Is Training Required For Every New Vehicle

bus graphicIs training required for every new vehicle your company obtains? That is a question the training department gets asked any time a new vehicle or piece of equipment arrives on the property.

Lets look at the procedure and concerns that may develop.


Due Diligence

You must consider the law under Due Diligence for your area. When considering training on new vechicles such as buses or trucks, you have to consider whether the new unit is similar to ones already operated by your employees. Is it radically different? Are there features that would require some instruction before they would be used safely or efficiently? Would training make the employees job easier, more comfortable, or safer?
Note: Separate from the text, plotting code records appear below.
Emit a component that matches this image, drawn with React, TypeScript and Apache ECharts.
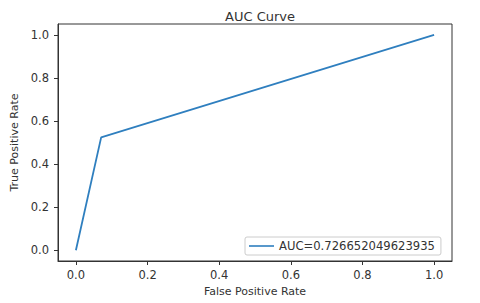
import React, { useEffect, useRef } from "react";
import * as echarts from "echarts";

const fpr = [0, 0.0705, 1];
const tpr = [0, 0.524, 1];
const seriesName = "AUC=0.726652049623935";
const title = "AUC Curve";
const xName = "False Positive Rate";
const yName = "True Positive Rate";

const font = "DejaVu Sans";
const textColor = "#333";
const lineColor = "#2f7fbf";

function fmt(v: number) {
  const r = Math.round(v * 10) / 10;
  if (Math.abs(v - r) > 1e-6) return "";
  if (Math.round(v * 10) % 2 !== 0) return "";
  return r.toFixed(1);
}

export default function App() {
  const ref = useRef<HTMLDivElement>(null);
  useEffect(() => {
    const chart = echarts.init(ref.current!, undefined, { renderer: "svg" });
    const axisCommon = {
      type: "value" as const,
      min: -0.05,
      max: 1.05,
      splitNumber: 5,
      splitLine: { show: false },
      axisLine: { show: true, onZero: false, lineStyle: { color: "#333", width: 1 } },
      axisTick: { show: true, length: 4, lineStyle: { color: "#333" } },
      nameLocation: "middle" as const,
      nameTextStyle: { fontFamily: font, fontSize: 11, color: textColor },
    };
    chart.setOption({
      animation: false,
      title: {
        text: title,
        left: 255,
        textAlign: "center",
        top: 5,
        textStyle: { fontFamily: font, fontSize: 13, fontWeight: "normal", color: textColor },
      },
      grid: { left: 58, right: 28, top: 24, bottom: 42, show: true, borderColor: "#333", borderWidth: 1 },
      xAxis: {
        ...axisCommon,
        name: xName,
        nameGap: 23,
        axisLabel: { formatter: fmt, fontFamily: font, fontSize: 11.5, color: textColor, margin: 8, showMinLabel: false, showMaxLabel: false },
      },
      yAxis: {
        ...axisCommon,
        name: yName,
        nameGap: 37,
        axisLabel: { formatter: fmt, fontFamily: font, fontSize: 11.5, color: textColor, margin: 9, showMinLabel: false, showMaxLabel: false },
      },
      legend: {
        left: 245,
        top: 237,
        padding: [3, 6, 3, 4],
        borderColor: "#ccc",
        borderWidth: 1,
        borderRadius: 2,
        itemWidth: 25,
        itemHeight: 10,
        itemGap: 9,
        textStyle: { fontFamily: font, fontSize: 11.6, color: textColor },
        data: [
          {
            name: seriesName,
            icon: "path://M0,4.2 L25,4.2 L25,5.8 L0,5.8 Z",
            itemStyle: { color: lineColor, borderWidth: 0 },
          },
        ],
      },
      series: [
        {
          name: seriesName,
          type: "line",
          data: fpr.map((x, i) => [x, tpr[i]]),
          symbol: "none",
          lineStyle: { color: lineColor, width: 1.8 },
          itemStyle: { color: lineColor },
        },
      ],
    });
    return () => chart.dispose();
  }, []);
  return <div ref={ref} style={{ width: 480, height: 303, position: "absolute", left: 0, top: 0, background: "#fff" }} />;
}
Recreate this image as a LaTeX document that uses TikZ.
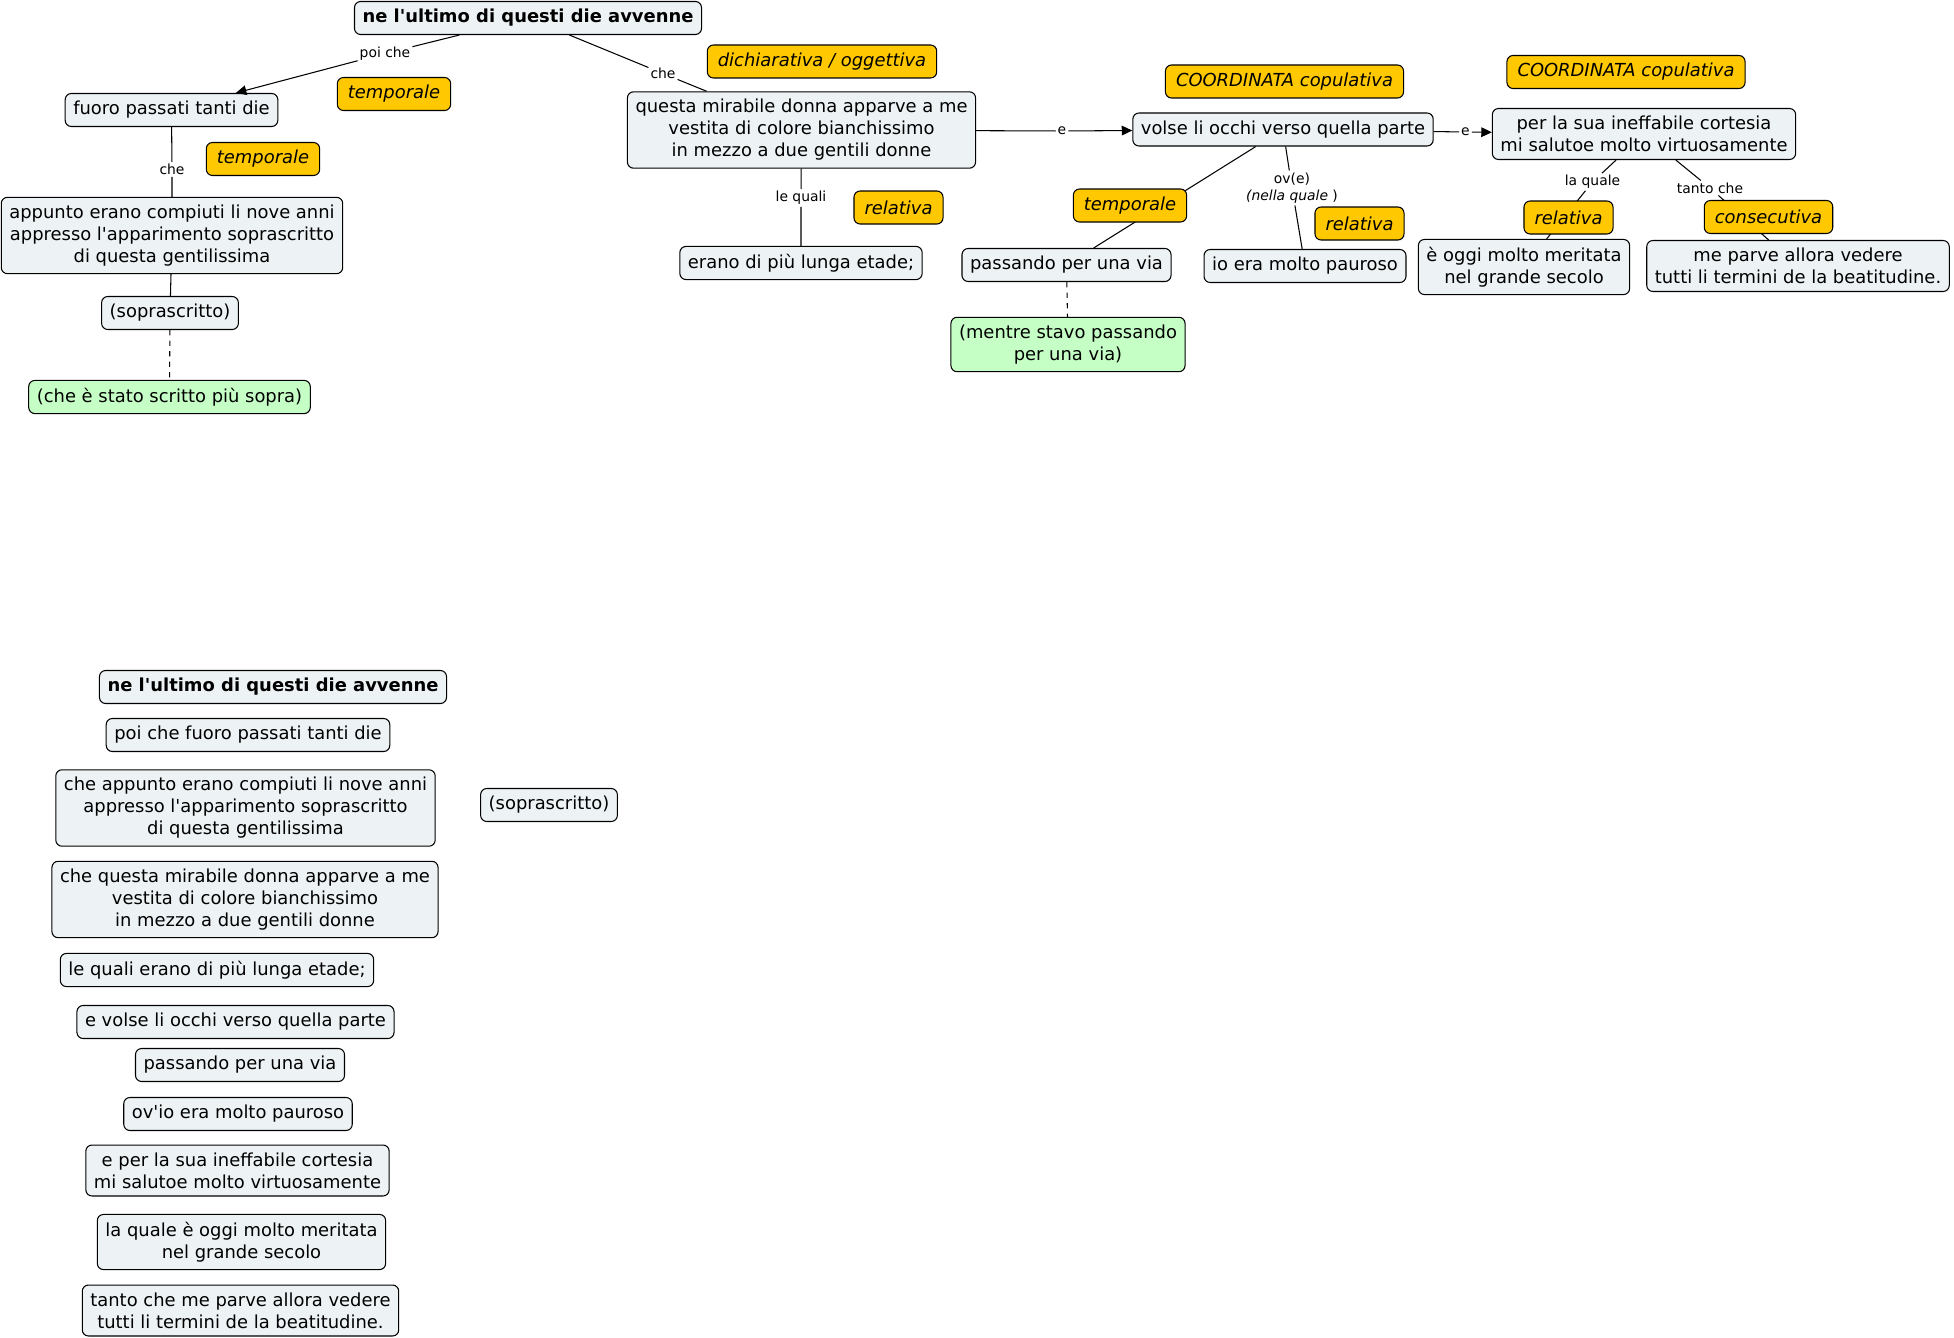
\documentclass[tikz,border=0pt]{standalone}
\usepackage{fontspec}
\setmainfont{DejaVu Sans}[Ligatures=TeXOff]
\usepackage{xcolor}
\usetikzlibrary{arrows.meta}
\definecolor{cmapgray}{RGB}{237,243,245}
\definecolor{cmapyel}{RGB}{255,200,0}
\definecolor{cmapgreen}{RGB}{198,255,198}

\begin{document}
\begin{tikzpicture}[
  box/.style={draw,rounded corners=3.5pt,align=center,line width=0.6pt,fill=#1,
              font=\fontsize{10.2}{12.5}\selectfont,inner xsep=4.6pt,inner ysep=4.3pt,minimum height=0.66cm},
  box/.default=cmapgray,
  tag/.style={box=cmapyel,font=\fontsize{10.2}{12.5}\selectfont\itshape,inner xsep=6pt},
  lab/.style={fill=white,inner sep=1pt,align=center,font=\fontsize{7.9}{9.9}\selectfont},
  lnk/.style={line width=0.6pt},
  arr/.style={lnk,-{Triangle[length=6pt,width=5.5pt]}}]
  \useasboundingbox (0,0) rectangle (39.08,-26.76);
  % the map
  \node[box] (root) at (10.56,-0.36) {\textbf{ne l'ultimo di questi die avvenne}};
  \node[box] (fuoro) at (3.43,-2.2) {fuoro passati tanti die};
  \node[box] (appunto) at (3.44,-4.71) {appunto erano compiuti li nove anni\\appresso l'apparimento soprascritto\\di questa gentilissima};
  \node[box] (sopra) at (3.40,-6.26) {(soprascritto)};
  \node[box=cmapgreen] (sopraG) at (3.39,-7.94) {(che è stato scritto più sopra)};
  \node[box] (questa) at (16.03,-2.6) {questa mirabile donna apparve a me\\vestita di colore bianchissimo\\in mezzo a due gentili donne};
  \node[box] (erano) at (16.02,-5.26) {erano di più lunga etade;};
  \node[box] (volse) at (25.66,-2.59) {volse li occhi verso quella parte};
  \node[box] (passando) at (21.33,-5.3) {passando per una via};
  \node[box=cmapgreen] (mentre) at (21.36,-6.89) {(mentre stavo passando\\per una via)};
  \node[box] (io) at (26.1,-5.32) {io era molto pauroso};
  \node[box] (perla) at (32.88,-2.68) {per la sua ineffabile cortesia\\mi salutoe molto virtuosamente};
  \node[box] (oggi) at (30.48,-5.34) {è oggi molto meritata\\nel grande secolo};
  \node[box] (parve) at (35.96,-5.32) {me parve allora vedere\\tutti li termini de la beatitudine.};
  % link phrases
  \node[lab] (lPoi) at (7.7,-1.07) {poi che};
  \node[lab] (lCheA) at (13.26,-1.47) {che};
  \node[lab] (lCheB) at (3.44,-3.39) {che};
  \node[lab] (lQuali) at (16.02,-3.96) {le quali};
  \node[lab] (lEA) at (21.24,-2.62) {e};
  \node[lab] (lOve) at (25.84,-3.76) {ov(e)\\\textit{(nella quale} )};
  \node[lab] (lEB) at (29.31,-2.64) {e};
  \node[lab] (lQuale) at (31.85,-3.64) {la quale};
  \node[lab] (lTanto) at (34.2,-3.76) {tanto che};
  % connectors
  \draw[arr] (root) -- (lPoi) -- (fuoro);
  \draw[arr] (questa) -- (lEA) -- (volse);
  \draw[arr] (volse) -- (lEB) -- (perla);
  \draw[lnk] (root) -- (lCheA) -- (questa);
  \draw[lnk] (fuoro) -- (lCheB) -- (appunto);
  \draw[lnk] (questa) -- (lQuali) -- (erano);
  \draw[lnk] (volse) -- (lOve) -- (io);
  \draw[lnk] (perla) -- (lQuale) -- (oggi);
  \draw[lnk] (perla) -- (lTanto) -- (parve);
  \draw[lnk] (volse) -- (passando);
  \draw[lnk] (appunto) -- (sopra);
  \foreach \a/\b in {sopra/sopraG,passando/mentre} \draw[lnk,dashed] (\a) -- (\b);
  % kinds of clause
  \node[tag] (tempA) at (7.88,-1.88) {temporale};
  \node[tag] (tempB) at (5.26,-3.18) {temporale};
  \node[tag] (dich) at (16.44,-1.23) {dichiarativa / oggettiva};
  \node[tag] (relA) at (17.97,-4.15) {relativa};
  \node[tag] (coordA) at (25.69,-1.63) {COORDINATA copulativa};
  \node[tag] (tempC) at (22.6,-4.11) {temporale};
  \node[tag] (relB) at (27.19,-4.47) {relativa};
  \node[tag] (coordB) at (32.52,-1.44) {COORDINATA copulativa};
  \node[tag] (relC) at (31.37,-4.35) {relativa};
  \node[tag] (consec) at (35.37,-4.34) {consecutiva};
  % the list below
  \node[box] (sA) at (5.46,-13.74) {\textbf{ne l'ultimo di questi die avvenne}};
  \node[box] (sB) at (4.96,-14.7) {poi che fuoro passati tanti die};
  \node[box] (sC) at (4.91,-16.16) {che appunto erano compiuti li nove anni\\appresso l'apparimento soprascritto\\di questa gentilissima};
  \node[box] (sD) at (10.98,-16.1) {(soprascritto)};
  \node[box] (sE) at (4.9,-17.99) {che questa mirabile donna apparve a me\\vestita di colore bianchissimo\\in mezzo a due gentili donne};
  \node[box] (sF) at (4.34,-19.4) {le quali erano di più lunga etade;};
  \node[box] (sG) at (4.71,-20.44) {e volse li occhi verso quella parte};
  \node[box] (sH) at (4.8,-21.3) {passando per una via};
  \node[box] (sI) at (4.76,-22.28) {ov'io era molto pauroso};
  \node[box] (sJ) at (4.75,-23.41) {e per la sua ineffabile cortesia\\mi salutoe molto virtuosamente};
  \node[box] (sK) at (4.83,-24.84) {la quale è oggi molto meritata\\nel grande secolo};
  \node[box] (sL) at (4.81,-26.21) {tanto che me parve allora vedere\\tutti li termini de la beatitudine.};
\end{tikzpicture}
\end{document}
Answering these types of questions will not only determine if training is required, but what type of training would be most suitable.

Take into consideration that with todays Due Diligence laws in most regions, if a situation occurs where there is large property damage, injury or worse, the company, supervisors, and trainers may all be held accountable. Everyone benefits from adequate training and information, saving time and costs in the long run.


Training For A New Vehicle

. As mentioned in the section Instructor Update, you have gathered information on a new model vehicle that your company has obtained or is about to purchase and bring into operation.

Assessing your informational material will help you decide whether training is required, and if it is what kind of training or information you have to compile.


Brochure or Handout

Often all that is required is a brochure or information handout to be given to all the employees that will operater your new unit. If the new vehicle is the same as those they are already driving only with some special added features, you may only have to produce one of these.

Take the time to produce a professional looking package, in colour, with pictures and illustrations. Use eye catching layouts to emphasize important and informational material. If you put time and effort into making material worthwhile, employees that should use it are more likely to find its importance worthwhile of their time.

Making your handouts pocket size will often ensure they are kept and referred to as necessary. Remember, drivers out on the road often don't have a whole lot of carrying space for large sized printouts or books.

Never use pages and pages of plain old 8 1/2 x 11 paper with black text. These are a recipe destined straight to the garbage can within a few minutes.

Static Demo / Display

Another useful technique relating to new buses, trucks or equipment is to park it in a convenient area, usually near the front door, and provide a static display. Here a training person would be present to answer questions and point out any unique items or special features. The length of the display would depend on your workforce schedule and procedures. It may have to be available over several days back to back, or random throughout the week, or even be made available for night shift workers.

You may want to combine the static display and provide your brochures or handouts at this time. Let operators have a hands on experience. Start it up, use the controls, and see how it fits, is all part of the procedure.

"Can I take if for a drive?" is often asked at such a static display. You can decline nicely by pointing out that after consultation with other company members that was determined to be unnecessary. It is very similar to units already operated with only minor differences. Also the static display is situated and must remain at the location to ensure the maximum number of operators get to participate.

Demo Drive or Test Drive With Instruction

This would be the case if the new unit has major differences from those already on the property and used daily by employees. For example, if your company only has 40ft. straight coaches, and they obtain articulated 60ft. models that bend in the middle, a familarization drive is probably a good idea.

The length of the drive should be enough to get 'the feel' for the vehicle in various traffic situations. The number of employees and time constraints will dedicate a balance sufficient to be satisfactory for all. It should not take longer than twenty to thirty minutes for experienced operators to become sufficiently familar with most new units.